## CHALLENGE
Filter the entries, keeping every line with the word "this".

## INFORMATION SUPPLIED
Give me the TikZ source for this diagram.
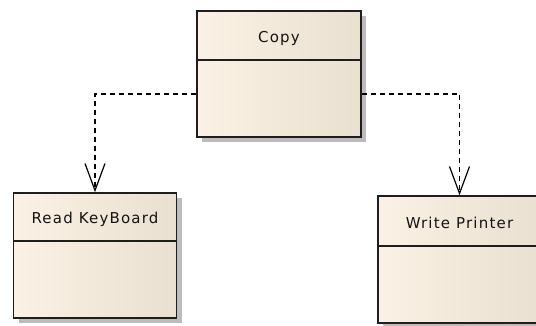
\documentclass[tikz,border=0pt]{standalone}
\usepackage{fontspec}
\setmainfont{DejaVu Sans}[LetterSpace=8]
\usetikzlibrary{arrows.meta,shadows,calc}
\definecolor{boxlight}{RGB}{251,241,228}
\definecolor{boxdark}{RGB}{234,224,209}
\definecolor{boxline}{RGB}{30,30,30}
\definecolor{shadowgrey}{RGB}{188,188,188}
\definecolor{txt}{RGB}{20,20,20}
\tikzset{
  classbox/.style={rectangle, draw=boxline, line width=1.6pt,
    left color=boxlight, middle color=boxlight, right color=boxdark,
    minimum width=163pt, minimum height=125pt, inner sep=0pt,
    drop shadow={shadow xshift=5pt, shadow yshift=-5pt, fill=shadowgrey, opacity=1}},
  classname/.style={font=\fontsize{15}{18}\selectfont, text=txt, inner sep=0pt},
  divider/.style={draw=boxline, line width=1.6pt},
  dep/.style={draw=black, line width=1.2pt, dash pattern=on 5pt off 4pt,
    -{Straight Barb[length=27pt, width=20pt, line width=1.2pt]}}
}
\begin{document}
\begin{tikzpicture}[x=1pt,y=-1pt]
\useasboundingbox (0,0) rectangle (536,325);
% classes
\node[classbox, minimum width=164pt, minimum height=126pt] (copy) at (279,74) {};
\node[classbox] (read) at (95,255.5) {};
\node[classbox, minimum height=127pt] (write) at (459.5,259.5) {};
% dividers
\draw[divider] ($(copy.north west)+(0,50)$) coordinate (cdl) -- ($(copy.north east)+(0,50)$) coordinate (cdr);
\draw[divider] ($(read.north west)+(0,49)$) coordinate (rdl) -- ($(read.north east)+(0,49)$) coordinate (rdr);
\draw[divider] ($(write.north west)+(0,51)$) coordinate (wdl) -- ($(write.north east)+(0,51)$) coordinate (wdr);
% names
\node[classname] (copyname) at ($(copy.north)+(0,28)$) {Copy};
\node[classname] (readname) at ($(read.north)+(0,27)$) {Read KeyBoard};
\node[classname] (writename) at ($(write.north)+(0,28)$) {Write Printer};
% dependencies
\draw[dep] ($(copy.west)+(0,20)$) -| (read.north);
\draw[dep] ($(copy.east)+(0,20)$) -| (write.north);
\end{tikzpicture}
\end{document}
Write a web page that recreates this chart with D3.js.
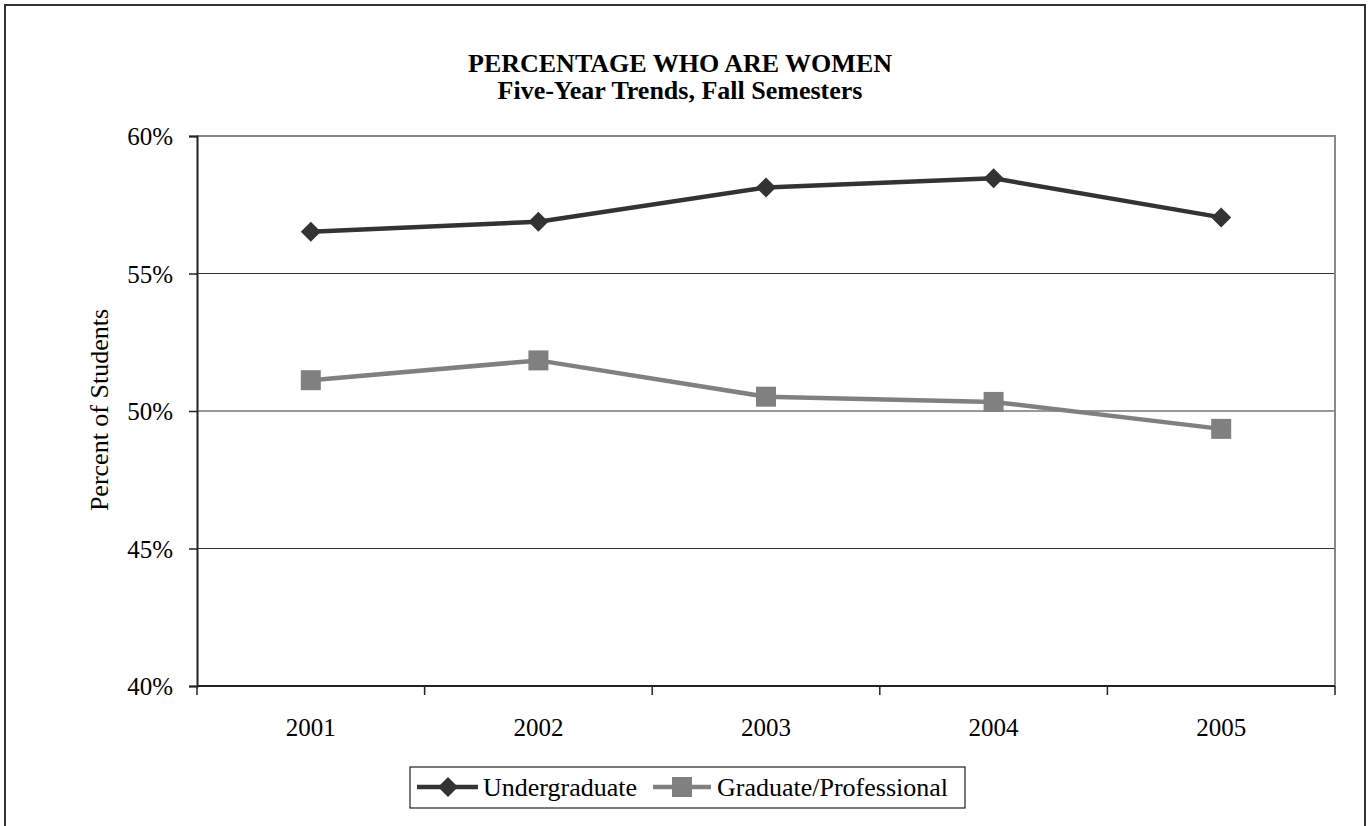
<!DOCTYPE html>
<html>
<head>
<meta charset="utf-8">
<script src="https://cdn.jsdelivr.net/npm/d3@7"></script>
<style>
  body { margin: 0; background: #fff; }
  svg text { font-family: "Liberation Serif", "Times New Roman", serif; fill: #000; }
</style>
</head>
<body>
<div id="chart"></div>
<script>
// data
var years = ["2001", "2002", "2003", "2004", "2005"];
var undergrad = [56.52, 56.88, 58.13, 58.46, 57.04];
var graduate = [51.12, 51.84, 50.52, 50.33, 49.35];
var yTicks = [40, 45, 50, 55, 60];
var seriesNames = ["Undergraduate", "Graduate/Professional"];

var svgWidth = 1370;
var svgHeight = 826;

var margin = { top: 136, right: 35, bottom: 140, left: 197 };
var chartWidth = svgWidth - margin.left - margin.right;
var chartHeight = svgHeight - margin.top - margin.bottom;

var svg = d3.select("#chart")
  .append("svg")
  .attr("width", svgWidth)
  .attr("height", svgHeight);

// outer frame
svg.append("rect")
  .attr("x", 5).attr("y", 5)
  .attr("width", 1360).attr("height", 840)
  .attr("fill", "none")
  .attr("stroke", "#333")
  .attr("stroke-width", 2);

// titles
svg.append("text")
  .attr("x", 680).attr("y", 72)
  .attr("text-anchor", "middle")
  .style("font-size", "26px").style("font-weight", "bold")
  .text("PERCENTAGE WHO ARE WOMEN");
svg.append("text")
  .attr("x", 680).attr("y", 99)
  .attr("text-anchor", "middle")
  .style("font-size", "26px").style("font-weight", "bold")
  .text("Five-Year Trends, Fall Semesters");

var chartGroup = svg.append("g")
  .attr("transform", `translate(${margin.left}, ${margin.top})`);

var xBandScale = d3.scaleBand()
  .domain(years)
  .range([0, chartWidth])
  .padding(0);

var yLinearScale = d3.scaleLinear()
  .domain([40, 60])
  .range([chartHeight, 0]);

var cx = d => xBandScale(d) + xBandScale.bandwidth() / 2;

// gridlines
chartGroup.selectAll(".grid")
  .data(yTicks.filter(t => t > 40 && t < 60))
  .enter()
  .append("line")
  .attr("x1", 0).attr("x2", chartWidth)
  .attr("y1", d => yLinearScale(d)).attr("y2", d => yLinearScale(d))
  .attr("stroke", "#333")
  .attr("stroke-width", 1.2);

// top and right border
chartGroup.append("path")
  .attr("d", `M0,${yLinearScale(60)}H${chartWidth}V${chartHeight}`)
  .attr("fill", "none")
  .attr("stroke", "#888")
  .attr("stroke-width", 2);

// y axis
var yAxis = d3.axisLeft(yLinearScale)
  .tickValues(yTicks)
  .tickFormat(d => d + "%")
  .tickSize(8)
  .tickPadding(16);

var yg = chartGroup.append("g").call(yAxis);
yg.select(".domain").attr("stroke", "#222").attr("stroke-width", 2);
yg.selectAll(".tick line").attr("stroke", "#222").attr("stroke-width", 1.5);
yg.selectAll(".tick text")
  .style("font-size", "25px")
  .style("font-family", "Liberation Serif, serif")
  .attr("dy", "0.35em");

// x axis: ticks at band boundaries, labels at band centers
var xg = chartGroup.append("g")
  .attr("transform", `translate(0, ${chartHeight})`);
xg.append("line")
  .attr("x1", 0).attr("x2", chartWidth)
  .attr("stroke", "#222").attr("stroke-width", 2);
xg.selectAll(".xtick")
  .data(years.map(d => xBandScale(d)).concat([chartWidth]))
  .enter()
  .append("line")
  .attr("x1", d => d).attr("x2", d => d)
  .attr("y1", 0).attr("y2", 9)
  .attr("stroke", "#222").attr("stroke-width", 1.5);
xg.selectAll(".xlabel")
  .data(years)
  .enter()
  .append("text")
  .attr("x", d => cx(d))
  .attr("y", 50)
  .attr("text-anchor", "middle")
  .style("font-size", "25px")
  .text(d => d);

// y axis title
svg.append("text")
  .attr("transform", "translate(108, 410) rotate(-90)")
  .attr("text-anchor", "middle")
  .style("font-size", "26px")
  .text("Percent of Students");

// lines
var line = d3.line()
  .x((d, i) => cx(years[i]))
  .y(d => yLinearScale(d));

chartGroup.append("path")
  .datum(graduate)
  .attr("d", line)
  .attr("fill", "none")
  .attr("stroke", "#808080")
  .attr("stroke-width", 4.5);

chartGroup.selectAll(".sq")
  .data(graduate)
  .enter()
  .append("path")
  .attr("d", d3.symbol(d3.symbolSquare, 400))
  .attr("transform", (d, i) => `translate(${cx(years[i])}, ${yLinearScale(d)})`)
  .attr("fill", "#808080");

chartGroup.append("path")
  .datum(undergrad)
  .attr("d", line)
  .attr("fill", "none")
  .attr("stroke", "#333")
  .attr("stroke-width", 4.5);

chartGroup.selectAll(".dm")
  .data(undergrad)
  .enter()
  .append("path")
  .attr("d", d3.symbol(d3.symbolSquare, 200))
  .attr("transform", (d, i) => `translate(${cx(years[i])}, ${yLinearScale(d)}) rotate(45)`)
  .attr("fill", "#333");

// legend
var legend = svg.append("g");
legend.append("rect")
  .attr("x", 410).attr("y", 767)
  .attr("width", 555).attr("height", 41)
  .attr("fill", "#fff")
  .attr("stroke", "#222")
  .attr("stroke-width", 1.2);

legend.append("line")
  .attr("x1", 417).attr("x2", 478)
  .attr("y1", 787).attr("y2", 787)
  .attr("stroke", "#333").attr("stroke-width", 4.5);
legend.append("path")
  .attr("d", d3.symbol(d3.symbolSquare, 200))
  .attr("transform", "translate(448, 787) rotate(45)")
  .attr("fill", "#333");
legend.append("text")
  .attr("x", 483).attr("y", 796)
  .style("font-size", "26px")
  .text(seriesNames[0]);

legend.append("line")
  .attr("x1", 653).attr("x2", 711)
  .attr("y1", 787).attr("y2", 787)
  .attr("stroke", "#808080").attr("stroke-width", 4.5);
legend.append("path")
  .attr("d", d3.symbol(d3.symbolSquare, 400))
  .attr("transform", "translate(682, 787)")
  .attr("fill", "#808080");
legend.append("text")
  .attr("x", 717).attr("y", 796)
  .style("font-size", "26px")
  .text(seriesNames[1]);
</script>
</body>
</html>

## EXERCISE RESPONSE
Give me the TikZ source for this diagram.
Write a web page that recreates this chart with D3.js.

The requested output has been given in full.